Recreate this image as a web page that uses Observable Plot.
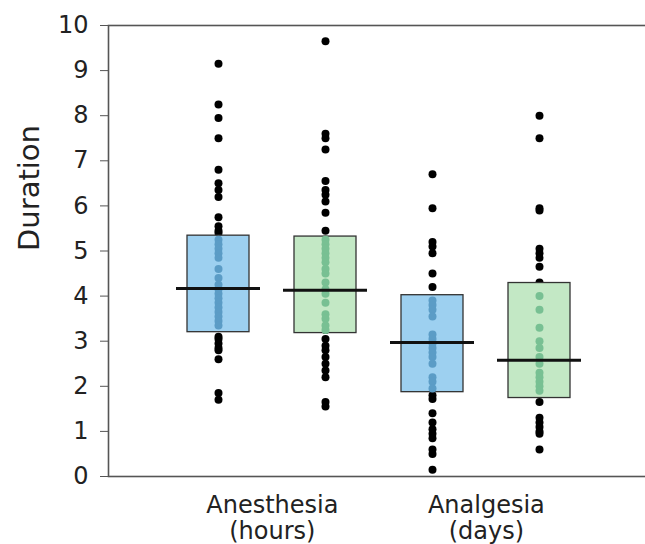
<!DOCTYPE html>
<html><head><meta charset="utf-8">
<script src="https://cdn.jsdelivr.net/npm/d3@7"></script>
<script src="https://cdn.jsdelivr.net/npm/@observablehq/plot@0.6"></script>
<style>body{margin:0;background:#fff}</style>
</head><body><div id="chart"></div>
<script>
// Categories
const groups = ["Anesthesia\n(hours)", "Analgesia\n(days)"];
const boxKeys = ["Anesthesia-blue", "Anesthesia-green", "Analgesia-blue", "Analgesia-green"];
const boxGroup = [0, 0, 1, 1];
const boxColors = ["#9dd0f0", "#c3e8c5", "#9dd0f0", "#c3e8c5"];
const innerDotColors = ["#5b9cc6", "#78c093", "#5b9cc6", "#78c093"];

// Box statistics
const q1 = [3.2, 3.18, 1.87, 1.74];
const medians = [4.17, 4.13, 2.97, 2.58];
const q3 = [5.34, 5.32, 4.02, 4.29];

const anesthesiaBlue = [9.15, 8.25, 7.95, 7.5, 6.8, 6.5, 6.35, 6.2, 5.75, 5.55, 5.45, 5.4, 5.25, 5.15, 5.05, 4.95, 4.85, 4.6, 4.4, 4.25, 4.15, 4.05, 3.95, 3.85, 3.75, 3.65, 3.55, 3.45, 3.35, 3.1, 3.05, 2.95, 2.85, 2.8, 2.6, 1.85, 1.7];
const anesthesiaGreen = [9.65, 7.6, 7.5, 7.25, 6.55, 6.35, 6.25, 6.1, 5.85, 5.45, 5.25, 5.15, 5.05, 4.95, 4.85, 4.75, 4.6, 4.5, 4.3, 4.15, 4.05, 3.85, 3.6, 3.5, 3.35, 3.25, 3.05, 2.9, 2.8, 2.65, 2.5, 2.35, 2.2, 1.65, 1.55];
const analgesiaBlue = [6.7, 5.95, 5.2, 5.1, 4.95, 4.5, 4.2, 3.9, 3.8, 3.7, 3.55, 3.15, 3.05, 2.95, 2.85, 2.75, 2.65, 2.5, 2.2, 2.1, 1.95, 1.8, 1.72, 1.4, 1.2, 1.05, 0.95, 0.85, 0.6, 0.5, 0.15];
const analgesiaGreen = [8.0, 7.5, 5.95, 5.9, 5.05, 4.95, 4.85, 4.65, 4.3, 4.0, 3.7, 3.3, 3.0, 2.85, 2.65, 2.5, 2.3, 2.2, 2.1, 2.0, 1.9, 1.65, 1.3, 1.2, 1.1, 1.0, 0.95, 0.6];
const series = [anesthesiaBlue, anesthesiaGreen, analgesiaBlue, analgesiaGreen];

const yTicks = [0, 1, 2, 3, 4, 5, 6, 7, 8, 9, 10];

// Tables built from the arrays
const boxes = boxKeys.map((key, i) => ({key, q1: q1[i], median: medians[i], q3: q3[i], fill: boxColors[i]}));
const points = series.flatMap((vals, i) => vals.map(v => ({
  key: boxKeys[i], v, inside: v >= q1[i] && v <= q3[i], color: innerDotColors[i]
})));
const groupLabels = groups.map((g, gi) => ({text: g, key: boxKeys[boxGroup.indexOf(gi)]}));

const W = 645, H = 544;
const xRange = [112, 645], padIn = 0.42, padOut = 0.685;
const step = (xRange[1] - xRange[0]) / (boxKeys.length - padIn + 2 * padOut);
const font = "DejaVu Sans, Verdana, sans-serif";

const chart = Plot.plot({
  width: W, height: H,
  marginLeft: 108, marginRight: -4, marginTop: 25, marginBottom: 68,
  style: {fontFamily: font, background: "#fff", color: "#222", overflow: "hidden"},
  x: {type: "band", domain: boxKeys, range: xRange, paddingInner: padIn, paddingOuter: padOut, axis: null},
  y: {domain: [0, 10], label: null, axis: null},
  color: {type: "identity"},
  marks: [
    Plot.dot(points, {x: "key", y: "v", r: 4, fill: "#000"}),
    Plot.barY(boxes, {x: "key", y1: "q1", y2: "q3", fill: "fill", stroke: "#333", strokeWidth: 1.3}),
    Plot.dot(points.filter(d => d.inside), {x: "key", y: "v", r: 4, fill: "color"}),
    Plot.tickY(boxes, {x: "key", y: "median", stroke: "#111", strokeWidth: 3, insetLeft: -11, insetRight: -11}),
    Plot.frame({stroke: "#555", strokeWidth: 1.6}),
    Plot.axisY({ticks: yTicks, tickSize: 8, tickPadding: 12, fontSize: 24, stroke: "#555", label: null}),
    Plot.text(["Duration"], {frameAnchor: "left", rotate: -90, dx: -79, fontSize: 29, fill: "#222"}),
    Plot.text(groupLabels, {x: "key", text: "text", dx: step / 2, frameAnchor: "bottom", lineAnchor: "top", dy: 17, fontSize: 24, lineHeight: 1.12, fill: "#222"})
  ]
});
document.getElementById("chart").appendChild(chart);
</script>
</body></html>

■ ■ ■ ■

• [PROBLEM DETAILS] Print, exactly as written, the lines above from the first one to the one containing "const q3 = [5.34, 5.32, 4.02, 4.29];". Leave out pictures.

• [WORKED SOLUTION]
Recreate this image as a web page that uses Observable Plot.
<!DOCTYPE html>
<html><head><meta charset="utf-8">
<script src="https://cdn.jsdelivr.net/npm/d3@7"></script>
<script src="https://cdn.jsdelivr.net/npm/@observablehq/plot@0.6"></script>
<style>body{margin:0;background:#fff}</style>
</head><body><div id="chart"></div>
<script>
// Categories
const groups = ["Anesthesia\n(hours)", "Analgesia\n(days)"];
const boxKeys = ["Anesthesia-blue", "Anesthesia-green", "Analgesia-blue", "Analgesia-green"];
const boxGroup = [0, 0, 1, 1];
const boxColors = ["#9dd0f0", "#c3e8c5", "#9dd0f0", "#c3e8c5"];
const innerDotColors = ["#5b9cc6", "#78c093", "#5b9cc6", "#78c093"];

// Box statistics
const q1 = [3.2, 3.18, 1.87, 1.74];
const medians = [4.17, 4.13, 2.97, 2.58];
const q3 = [5.34, 5.32, 4.02, 4.29];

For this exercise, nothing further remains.